04/25/2024

Wales News Online

Local & National News for Wales

SWANSEA Council is earmarking £115 million to meet the cost of dealing with the coronavirus, but leaders expect to get most of the money they end up spending back.

Councillors were told at a meeting that £100 million could be used from the revenue budget, and £15 million from the capital budget.

Referring to the revenue sum, Council Leader Rob Stewart said: “It does not mean we are £100 million down. We have changed what we’ve spent our money on.”

Like all local authorities, Swansea has provided extra social care and free school meal support, bolstered food banks, created child care hubs and is now operating coronavirus contact tracing teams, among other roles.

The council has an additional 140 social care workers to call on, and has created two new care settings in Sketty and Gorseinon. Support is also being offered to independent care homes.
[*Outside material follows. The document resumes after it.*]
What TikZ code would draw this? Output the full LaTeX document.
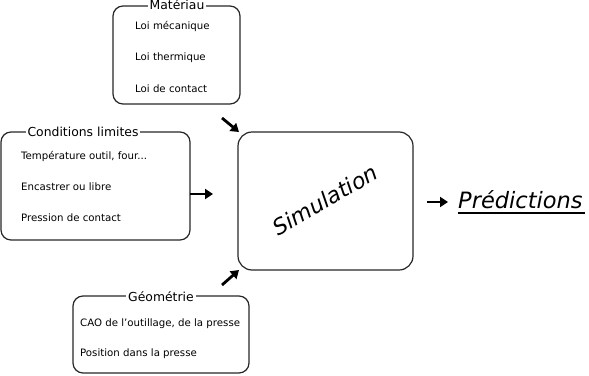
\documentclass[tikz,border=0pt]{standalone}
\usepackage{fontspec}
\setmainfont{DejaVu Sans}
\newfontfamily\handfont{DejaVu Sans}[UprightFont=* Oblique]
\usetikzlibrary{arrows.meta}
\begin{document}
\begin{tikzpicture}[x=1pt,y=-1pt,
  box/.style={draw=black!85,line width=1.2pt,rounded corners=10pt,inner sep=0pt},
  boxtitle/.style={fill=white,inner sep=2pt,font=\fontsize{12.4}{14}\selectfont},
  item/.style={anchor=west,inner sep=0pt,font=\fontsize{10.2}{12}\selectfont},
  fat/.style={line width=2.8pt,-{Triangle[length=8pt,width=10pt]}}]
\useasboundingbox (0,0) rectangle (589,375);
% Materiau
\node[box,minimum width=127pt,minimum height=98pt] (mat) at (176.5,55) {};
\node[boxtitle] (matt) at (177,5) {Matériau};
\node[item] (m1) at (135,26) {Loi mécanique};
\node[item] (m2) at (135,58) {Loi thermique};
\node[item] (m3) at (135,89) {Loi de contact};
% Conditions limites
\node[box,minimum width=189pt,minimum height=108pt] (cl) at (95.5,186) {};
\node[boxtitle] (clt) at (83,132) {Conditions limites};
\node[item] (c1) at (21,156) {Température outil, four...};
\node[item] (c2) at (21,187) {Encastrer ou libre};
\node[item] (c3) at (21,218) {Pression de contact};
% Geometrie
\node[box,minimum width=176pt,minimum height=77pt] (geo) at (161,334.5) {};
\node[boxtitle] (geot) at (161,297) {Géométrie};
\node[item] (g1) at (80,324) {CAO de l'outillage, de la presse};
\node[item] (g2) at (80,354) {Position dans la presse};
% Simulation
\node[box,rounded corners=14pt,minimum width=175pt,minimum height=138pt] (sim) at (325.5,201) {};
\node[rotate=30,font=\handfont\fontsize{22}{26}\selectfont] (simt) at (325,200) {Simulation};
% Predictions
\node[anchor=west,inner sep=0pt,font=\handfont\fontsize{22.5}{26}\selectfont] (pred) at (458,200) {Prédictions};
\coordinate (u1) at (458,213);
\coordinate (u2) at (585,213);
\draw[line width=1.4pt] (u1) -- (u2);
% arrows
\coordinate (a1s) at (222,118); \coordinate (a1e) at (239,132);
\coordinate (a2s) at (190,194); \coordinate (a2e) at (213,194);
\coordinate (a3s) at (222,285); \coordinate (a3e) at (239,270);
\coordinate (a4s) at (427,202); \coordinate (a4e) at (448,202);
\draw[fat] (a1s) -- (a1e);
\draw[fat] (a2s) -- (a2e);
\draw[fat] (a3s) -- (a3e);
\draw[fat] (a4s) -- (a4e);
\end{tikzpicture}
\end{document}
Cllr Stewart outlined the authority’s Covid-19 response at a scrutiny committee meeting on June 16, and reiterated his thanks to everyone involved.

He said some non-emergency services “have hibernated”, but added that work was well under way on what he described as a recovery plan for Swansea.

He hoped the Welsh Government’s lockdown review this week would offer some good news for businesses.

Since the lockdown the number of pupils eligible for free school meals has shot up from 4,000 to 7,500 in Swansea.

The council is also receiving less money than normal from fees and charges, and has seen a drop in council tax income in April and May.

The Swansea Labour leader said: “My view is that the majority of everything we have incurred is to be covered by the Welsh and UK Governments.”

But he warned that new recruits would be needed for the contact tracing teams, whose role is to ensure that infected people and their recent contacts isolate, once council staff who work for them start going back to their normal roles.

The council’s chief finance officer, Ben Smith, said he was reasonably relaxed about the situation “given we are in very unusual times”.

Members of the scrutiny committee quizzed Cllr Stewart and senior officers on details of the Covid-19 response, asking if emergency revisions would be needed to the council’s budget, how lost income could be reimbursed, and when cleansing teams would be back to full capacity.

Cllr Chris Holley said he was worried that Swansea’s manufacturing and retail base “is slowly collapsing”, and felt it was imperative the city capitalised on home-grown tourism when travel restrictions were eased.

“It is going to be an extremely important part of our economy in the future,” he said.

Cllr Stewart told the remote meeting that the under-construction indoor arena project was “largely on track”, and that work to build new high-tech offices with retail space at the former Oceana nightclub site on The Kingsway was expected to start early next year.

He also said that Swansea’s current rate of coronavirus cases was the lowest for “any large population centre”, and that anti-body testing for some key workers at the new Bay Studios field hospital had just got under way.

The field hospital has around 1,000 beds and has cost between £12 million and £15 million.

Cllr Stewart said he expected this sum would be reimbursed by Swansea Bay University Health Board.

Although there is just a 12-month lease to use the Bay Studios building in question as a field hospital, Cllr Stewart said this did not preclude the site owners and health board potentially extending it.

“It could be used for many years,” he said.